# [Data excerpt]
-*-

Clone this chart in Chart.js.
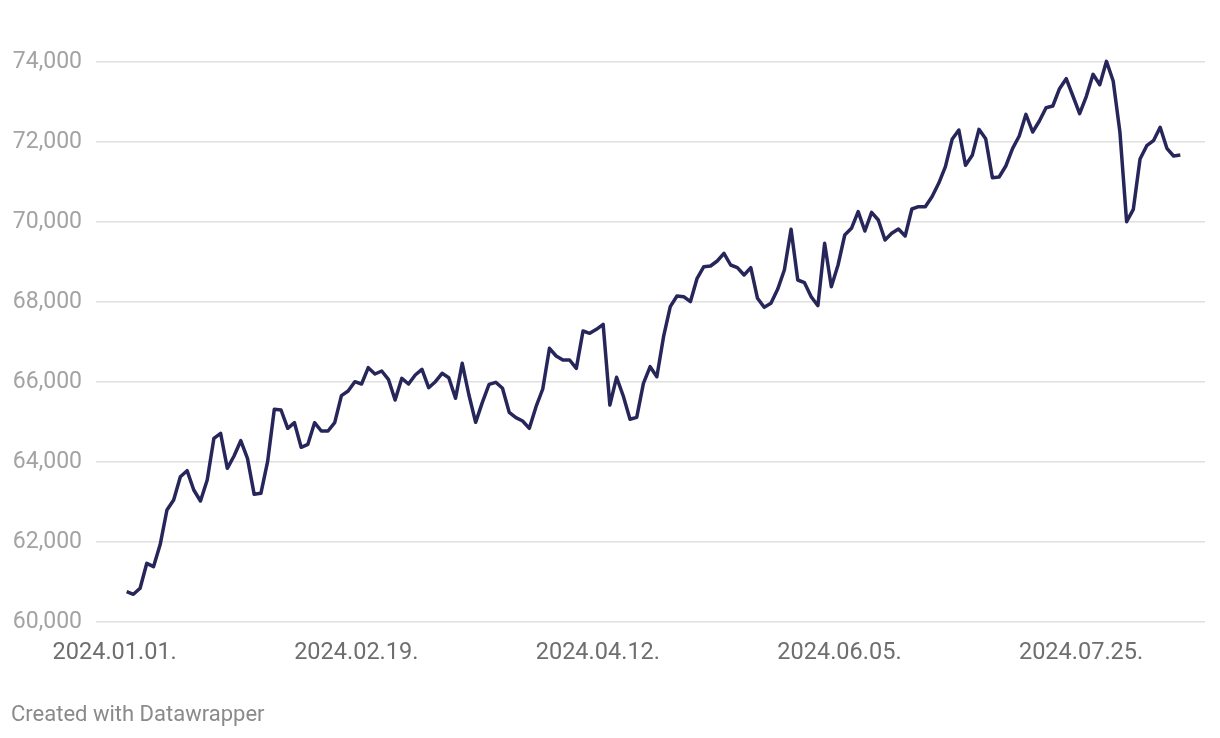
<!DOCTYPE html>
<html>
<head>
<meta charset="utf-8">
<script src="https://cdn.jsdelivr.net/npm/chart.js@4/dist/chart.umd.min.js"></script>
<style>
	html, body { margin: 0; padding: 0; background: #fff; }
	.wrap { position: relative; width: 1220px; height: 738px; }
	.footer {
		position: absolute; left: 11px; top: 701px;
		font-family: Roboto, sans-serif; font-size: 22px; color: #8a8a8a;
	}
</style>
</head>
<body>
<div class="wrap">
	<canvas id="chart-1" width="1220" height="738"></canvas>
	<div class="footer">Created with Datawrapper</div>
</div>
<script>
// index values, one per trading day
const values = [
	60757, 60692, 60842, 61467, 61383, 61942, 62800, 63050, 63633, 63783,
	63300, 63025, 63550, 64592, 64717, 63842, 64150, 64533, 64092, 63192,
	63217, 64008, 65317, 65300, 64842, 64983, 64367, 64442, 64983, 64775,
	64775, 64983, 65658, 65775, 66008, 65950, 66358, 66200, 66275, 66067,
	65550, 66092, 65950, 66175, 66317, 65858, 66008, 66217, 66108, 65592,
	66467, 65675, 64992, 65492, 65942, 65992, 65842, 65242, 65108, 65025,
	64842, 65383, 65825, 66842, 66650, 66550, 66550, 66342, 67275, 67217,
	67317, 67442, 65425, 66117, 65650, 65070, 65117, 65967, 66383, 66133,
	67133, 67883, 68150, 68133, 68008, 68592, 68883, 68900, 69025, 69217,
	68925, 68858, 68675, 68858, 68092, 67867, 67967, 68317, 68800, 69817,
	68550, 68483, 68133, 67908, 69467, 68383, 68925, 69675, 69842, 70258,
	69775, 70242, 70050, 69550, 69717, 69825, 69650, 70325, 70383, 70383,
	70633, 70967, 71383, 72067, 72300, 71417, 71667, 72317, 72083, 71108,
	71125, 71400, 71833, 72150, 72692, 72250, 72525, 72858, 72900, 73333,
	73583, 73150, 72708, 73142, 73692, 73433, 74017, 73525, 72250, 70008,
	70317, 71575, 71908, 72033, 72367, 71842, 71650, 71675
];

// which points carry a date label
const tickIndex = [0, 36, 72, 108, 144];
const tickLabels = ["2024.01.01.", "2024.02.19.", "2024.04.12.", "2024.06.05.", "2024.07.25."];

const yTicks = [60000, 62000, 64000, 66000, 68000, 70000, 72000, 74000];

const points = values.map((v, i) => ({ x: i, y: v }));

new Chart("chart-1", {
	type: "line",
	data: {
		datasets: [{
			data: points,
			borderColor: "#27265a",
			borderWidth: 3.5,
			pointRadius: 0,
			tension: 0,
			borderJoinStyle: "round",
		}]
	},
	options: {
		responsive: false,
		animation: false,
		layout: { padding: { top: 42, right: 15, left: 0, bottom: 0 } },
		plugins: { legend: { display: false }, tooltip: { enabled: false } },
		scales: {
			x: {
				type: "linear",
				min: -4.57,
				max: 160.68,
				grid: { display: false },
				border: { display: false },
				afterBuildTicks: scale => {
					scale.ticks = tickIndex.map(v => ({ value: v }));
				},
				afterFit: scale => { scale.height = 116; },
				ticks: {
					autoSkip: false,
					maxRotation: 0,
					labelOffset: -12,
					padding: 9,
					color: "#6e6e6e",
					font: { family: "Roboto", size: 23.5 },
					callback: v => tickLabels[tickIndex.indexOf(v)],
				},
			},
			y: {
				min: 60000,
				max: 74500,
				grid: { color: "#e0e0e0", lineWidth: 1.5, drawTicks: false },
				border: { display: false },
				afterBuildTicks: scale => {
					scale.ticks = yTicks.map(v => ({ value: v }));
				},
				afterFit: scale => { scale.width = 96; },
				ticks: {
					padding: 14,
					color: "#a3a3a3",
					font: { family: "Roboto", size: 23 },
					callback: v => v.toLocaleString("en-US"),
				},
			},
		},
	},
});
</script>
</body>
</html>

-*-

Go through the material above and print all of it exactly, except the pictures.

Clone this chart in Chart.js.
<!DOCTYPE html>
<html>
<head>
<meta charset="utf-8">
<script src="https://cdn.jsdelivr.net/npm/chart.js@4/dist/chart.umd.min.js"></script>
<style>
	html, body { margin: 0; padding: 0; background: #fff; }
	.wrap { position: relative; width: 1220px; height: 738px; }
	.footer {
		position: absolute; left: 11px; top: 701px;
		font-family: Roboto, sans-serif; font-size: 22px; color: #8a8a8a;
	}
</style>
</head>
<body>
<div class="wrap">
	<canvas id="chart-1" width="1220" height="738"></canvas>
	<div class="footer">Created with Datawrapper</div>
</div>
<script>
// index values, one per trading day
const values = [
	60757, 60692, 60842, 61467, 61383, 61942, 62800, 63050, 63633, 63783,
	63300, 63025, 63550, 64592, 64717, 63842, 64150, 64533, 64092, 63192,
	63217, 64008, 65317, 65300, 64842, 64983, 64367, 64442, 64983, 64775,
	64775, 64983, 65658, 65775, 66008, 65950, 66358, 66200, 66275, 66067,
	65550, 66092, 65950, 66175, 66317, 65858, 66008, 66217, 66108, 65592,
	66467, 65675, 64992, 65492, 65942, 65992, 65842, 65242, 65108, 65025,
	64842, 65383, 65825, 66842, 66650, 66550, 66550, 66342, 67275, 67217,
	67317, 67442, 65425, 66117, 65650, 65070, 65117, 65967, 66383, 66133,
	67133, 67883, 68150, 68133, 68008, 68592, 68883, 68900, 69025, 69217,
	68925, 68858, 68675, 68858, 68092, 67867, 67967, 68317, 68800, 69817,
	68550, 68483, 68133, 67908, 69467, 68383, 68925, 69675, 69842, 70258,
	69775, 70242, 70050, 69550, 69717, 69825, 69650, 70325, 70383, 70383,
	70633, 70967, 71383, 72067, 72300, 71417, 71667, 72317, 72083, 71108,
	71125, 71400, 71833, 72150, 72692, 72250, 72525, 72858, 72900, 73333,
	73583, 73150, 72708, 73142, 73692, 73433, 74017, 73525, 72250, 70008,
	70317, 71575, 71908, 72033, 72367, 71842, 71650, 71675
];

// which points carry a date label
const tickIndex = [0, 36, 72, 108, 144];
const tickLabels = ["2024.01.01.", "2024.02.19.", "2024.04.12.", "2024.06.05.", "2024.07.25."];

const yTicks = [60000, 62000, 64000, 66000, 68000, 70000, 72000, 74000];

const points = values.map((v, i) => ({ x: i, y: v }));

new Chart("chart-1", {
	type: "line",
	data: {
		datasets: [{
			data: points,
			borderColor: "#27265a",
			borderWidth: 3.5,
			pointRadius: 0,
			tension: 0,
			borderJoinStyle: "round",
		}]
	},
	options: {
		responsive: false,
		animation: false,
		layout: { padding: { top: 42, right: 15, left: 0, bottom: 0 } },
		plugins: { legend: { display: false }, tooltip: { enabled: false } },
		scales: {
			x: {
				type: "linear",
				min: -4.57,
				max: 160.68,
				grid: { display: false },
				border: { display: false },
				afterBuildTicks: scale => {
					scale.ticks = tickIndex.map(v => ({ value: v }));
				},
				afterFit: scale => { scale.height = 116; },
				ticks: {
					autoSkip: false,
					maxRotation: 0,
					labelOffset: -12,
					padding: 9,
					color: "#6e6e6e",
					font: { family: "Roboto", size: 23.5 },
					callback: v => tickLabels[tickIndex.indexOf(v)],
				},
			},
			y: {
				min: 60000,
				max: 74500,
				grid: { color: "#e0e0e0", lineWidth: 1.5, drawTicks: false },
				border: { display: false },
				afterBuildTicks: scale => {
					scale.ticks = yTicks.map(v => ({ value: v }));
				},
				afterFit: scale => { scale.width = 96; },
				ticks: {
					padding: 14,
					color: "#a3a3a3",
					font: { family: "Roboto", size: 23 },
					callback: v => v.toLocaleString("en-US"),
				},
			},
		},
	},
});
</script>
</body>
</html>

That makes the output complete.